[start Raw data]

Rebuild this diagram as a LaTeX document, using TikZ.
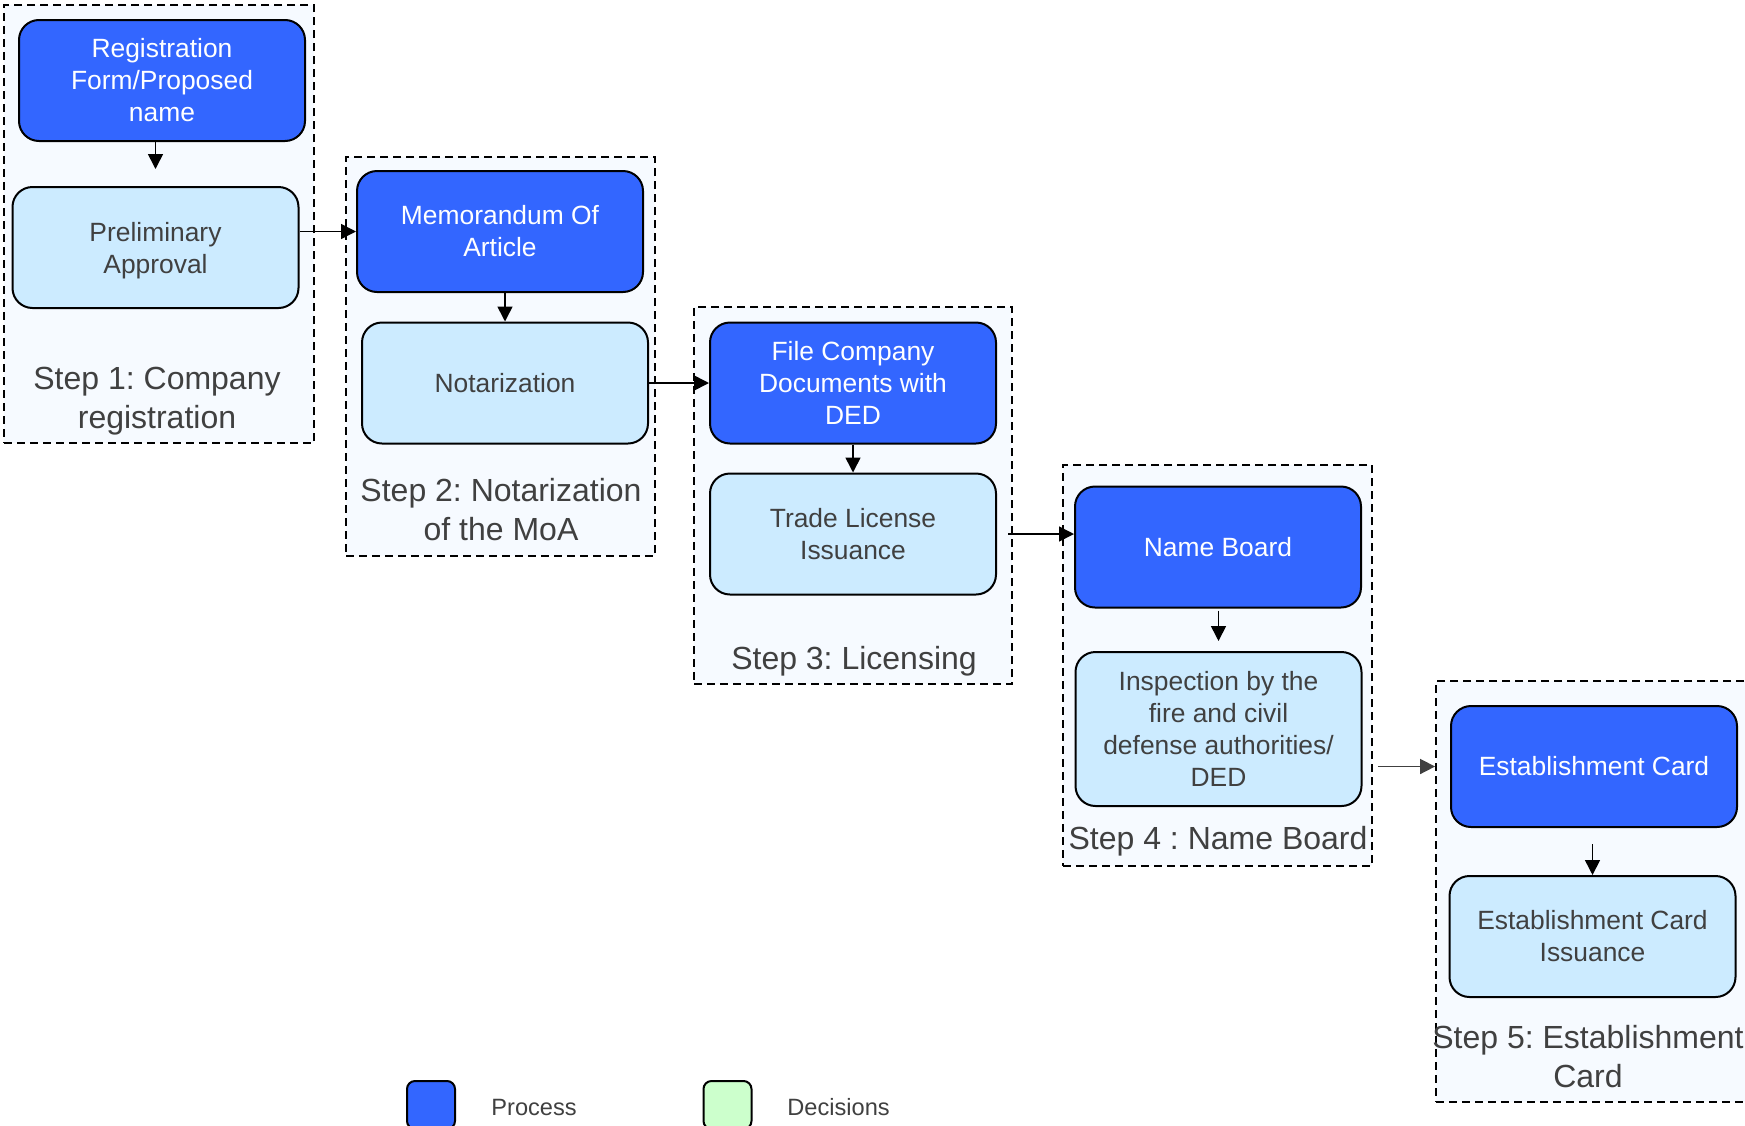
\documentclass[tikz,border=0pt]{standalone}
\usepackage{fontspec}
\setmainfont{Liberation Sans}
\frenchspacing
\usetikzlibrary{arrows.meta,calc}
\definecolor{ProcessBlue}{HTML}{3366FF}
\definecolor{IssueBlue}{HTML}{CCEBFF}
\definecolor{GroupWhite}{HTML}{F6FAFF}
\definecolor{DecisionGreen}{HTML}{CCFFCC}
\definecolor{TextGray}{HTML}{404040}
\tikzset{
  procbox/.style={draw=black, line width=1pt, rounded corners=10pt, fill=ProcessBlue,
    text=white, align=center, minimum width=143pt, minimum height=60.5pt, inner sep=0pt,
    font=\fontsize{13.2}{16}\selectfont},
  issuebox/.style={procbox, fill=IssueBlue, text=TextGray},
  stepgroup/.style={draw=black, line width=0.9pt, dash pattern=on 4pt off 2.5pt,
    fill=GroupWhite, inner sep=0pt},
  steplabel/.style={text=TextGray, align=center, font=\fontsize{16}{19.5}\selectfont},
  legendbox/.style={draw=black, line width=1pt, rounded corners=4pt, minimum width=24pt,
    minimum height=24pt, inner sep=0pt},
  legendtext/.style={text=TextGray, anchor=west, inner sep=0pt, font=\fontsize{11.8}{14}\selectfont},
  arr/.style={-{Triangle[length=7.5pt,width=7.5pt]}, line width=0.8pt}
}

\begin{document}
\begin{tikzpicture}[x=0.5pt,y=-0.5pt]
    \useasboundingbox[fill=white] (0,0) rectangle (1745,1125);

    \node[stepgroup, minimum width=155pt, minimum height=219pt] (g1) at (159,224) {};
    \node[stepgroup, minimum width=154.5pt, minimum height=199.5pt] (g2) at (500.5,356.5) {};
    \node[stepgroup, minimum width=159pt, minimum height=188.5pt] (g3) at (853,495.5) {};
    \node[stepgroup, minimum width=154.5pt, minimum height=200.5pt] (g4) at (1217.5,665.5) {};
    \node[stepgroup, minimum width=157pt, minimum height=210.5pt] (g5) at (1593,891.5) {};

    \node[procbox] (reg) at (162,80.5) {Registration\\Form/Proposed\\name};
    \node[issuebox] (pre) at (155.5,247.5) {\rule{0pt}{13pt}Preliminary\\Approval};
    \node[procbox] (mem) at (500,231.5) {Memorandum Of\\Article};
    \node[issuebox] (not) at (505,383) {Notarization};
    \node[procbox] (file) at (853,383) {File Company\\Documents with\\DED};
    \node[issuebox] (trade) at (853,534) {Trade License\\Issuance};
    \node[procbox] (name) at (1218,547) {Name Board};
    \node[issuebox, minimum height=77pt] (insp) at (1218.5,729) {Inspection by the\\fire and civil\\defense authorities/\\DED};
    \node[procbox] (est) at (1594,766.5) {Establishment Card};
    \node[issuebox] (iss) at (1592.5,936.5) {Establishment Card\\Issuance};

    \node[steplabel] (lab1) at (157,401) {Step 1: Company\\registration};
    \node[steplabel] (lab2) at (501,509.5) {Step 2: Notarization\\of the MoA};
    \node[steplabel] (lab3) at (854,661) {Step 3: Licensing};
    \node[steplabel] (lab4) at (1218,841) {Step 4 : Name Board};
    \node[steplabel] (lab5) at (1588,1057) {Step 5: Establishment\\Card};

    \draw[arr, shorten >=8.5pt] (reg.south -| pre.north) -- (pre.north);
    \draw[arr] (mem.south -| not.north) -- (not.north);
    \draw[arr] (file.south) -- (trade.north);
    \draw[arr, shorten <=1pt, shorten >=5pt] (name.south -| insp.north) -- (insp.north);
    \draw[arr, shorten <=8pt] (est.south -| iss.north) -- (iss.north);

    \draw[arr] (pre.east |- mem.west) -- (mem.west);
    \draw[arr] (not.east) -- (file.west);
    \draw[arr, shorten <=5.5pt] (trade.east) -- (trade.east -| name.west);
    \draw[arr, draw=TextGray, shorten <=2.5pt] (g4.east |- est.west) -- (g5.west |- est.west);

    \node[legendbox, fill=ProcessBlue] (legproc) at (431,1105) {};
    \node[legendtext] (legproctext) at (491,1107.5) {Process};
    \node[legendbox, fill=DecisionGreen] (legdec) at (727.5,1105) {};
    \node[legendtext] (legdectext) at (787,1107.5) {Decisions};
\end{tikzpicture}
\end{document}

[end Raw data]

What needs to be done: Return the material exactly as given, apart from the pictures.

Reply:
Rebuild this diagram as a LaTeX document, using TikZ.
\documentclass[tikz,border=0pt]{standalone}
\usepackage{fontspec}
\setmainfont{Liberation Sans}
\frenchspacing
\usetikzlibrary{arrows.meta,calc}
\definecolor{ProcessBlue}{HTML}{3366FF}
\definecolor{IssueBlue}{HTML}{CCEBFF}
\definecolor{GroupWhite}{HTML}{F6FAFF}
\definecolor{DecisionGreen}{HTML}{CCFFCC}
\definecolor{TextGray}{HTML}{404040}
\tikzset{
  procbox/.style={draw=black, line width=1pt, rounded corners=10pt, fill=ProcessBlue,
    text=white, align=center, minimum width=143pt, minimum height=60.5pt, inner sep=0pt,
    font=\fontsize{13.2}{16}\selectfont},
  issuebox/.style={procbox, fill=IssueBlue, text=TextGray},
  stepgroup/.style={draw=black, line width=0.9pt, dash pattern=on 4pt off 2.5pt,
    fill=GroupWhite, inner sep=0pt},
  steplabel/.style={text=TextGray, align=center, font=\fontsize{16}{19.5}\selectfont},
  legendbox/.style={draw=black, line width=1pt, rounded corners=4pt, minimum width=24pt,
    minimum height=24pt, inner sep=0pt},
  legendtext/.style={text=TextGray, anchor=west, inner sep=0pt, font=\fontsize{11.8}{14}\selectfont},
  arr/.style={-{Triangle[length=7.5pt,width=7.5pt]}, line width=0.8pt}
}

\begin{document}
\begin{tikzpicture}[x=0.5pt,y=-0.5pt]
    \useasboundingbox[fill=white] (0,0) rectangle (1745,1125);

    \node[stepgroup, minimum width=155pt, minimum height=219pt] (g1) at (159,224) {};
    \node[stepgroup, minimum width=154.5pt, minimum height=199.5pt] (g2) at (500.5,356.5) {};
    \node[stepgroup, minimum width=159pt, minimum height=188.5pt] (g3) at (853,495.5) {};
    \node[stepgroup, minimum width=154.5pt, minimum height=200.5pt] (g4) at (1217.5,665.5) {};
    \node[stepgroup, minimum width=157pt, minimum height=210.5pt] (g5) at (1593,891.5) {};

    \node[procbox] (reg) at (162,80.5) {Registration\\Form/Proposed\\name};
    \node[issuebox] (pre) at (155.5,247.5) {\rule{0pt}{13pt}Preliminary\\Approval};
    \node[procbox] (mem) at (500,231.5) {Memorandum Of\\Article};
    \node[issuebox] (not) at (505,383) {Notarization};
    \node[procbox] (file) at (853,383) {File Company\\Documents with\\DED};
    \node[issuebox] (trade) at (853,534) {Trade License\\Issuance};
    \node[procbox] (name) at (1218,547) {Name Board};
    \node[issuebox, minimum height=77pt] (insp) at (1218.5,729) {Inspection by the\\fire and civil\\defense authorities/\\DED};
    \node[procbox] (est) at (1594,766.5) {Establishment Card};
    \node[issuebox] (iss) at (1592.5,936.5) {Establishment Card\\Issuance};

    \node[steplabel] (lab1) at (157,401) {Step 1: Company\\registration};
    \node[steplabel] (lab2) at (501,509.5) {Step 2: Notarization\\of the MoA};
    \node[steplabel] (lab3) at (854,661) {Step 3: Licensing};
    \node[steplabel] (lab4) at (1218,841) {Step 4 : Name Board};
    \node[steplabel] (lab5) at (1588,1057) {Step 5: Establishment\\Card};

    \draw[arr, shorten >=8.5pt] (reg.south -| pre.north) -- (pre.north);
    \draw[arr] (mem.south -| not.north) -- (not.north);
    \draw[arr] (file.south) -- (trade.north);
    \draw[arr, shorten <=1pt, shorten >=5pt] (name.south -| insp.north) -- (insp.north);
    \draw[arr, shorten <=8pt] (est.south -| iss.north) -- (iss.north);

    \draw[arr] (pre.east |- mem.west) -- (mem.west);
    \draw[arr] (not.east) -- (file.west);
    \draw[arr, shorten <=5.5pt] (trade.east) -- (trade.east -| name.west);
    \draw[arr, draw=TextGray, shorten <=2.5pt] (g4.east |- est.west) -- (g5.west |- est.west);

    \node[legendbox, fill=ProcessBlue] (legproc) at (431,1105) {};
    \node[legendtext] (legproctext) at (491,1107.5) {Process};
    \node[legendbox, fill=DecisionGreen] (legdec) at (727.5,1105) {};
    \node[legendtext] (legdectext) at (787,1107.5) {Decisions};
\end{tikzpicture}
\end{document}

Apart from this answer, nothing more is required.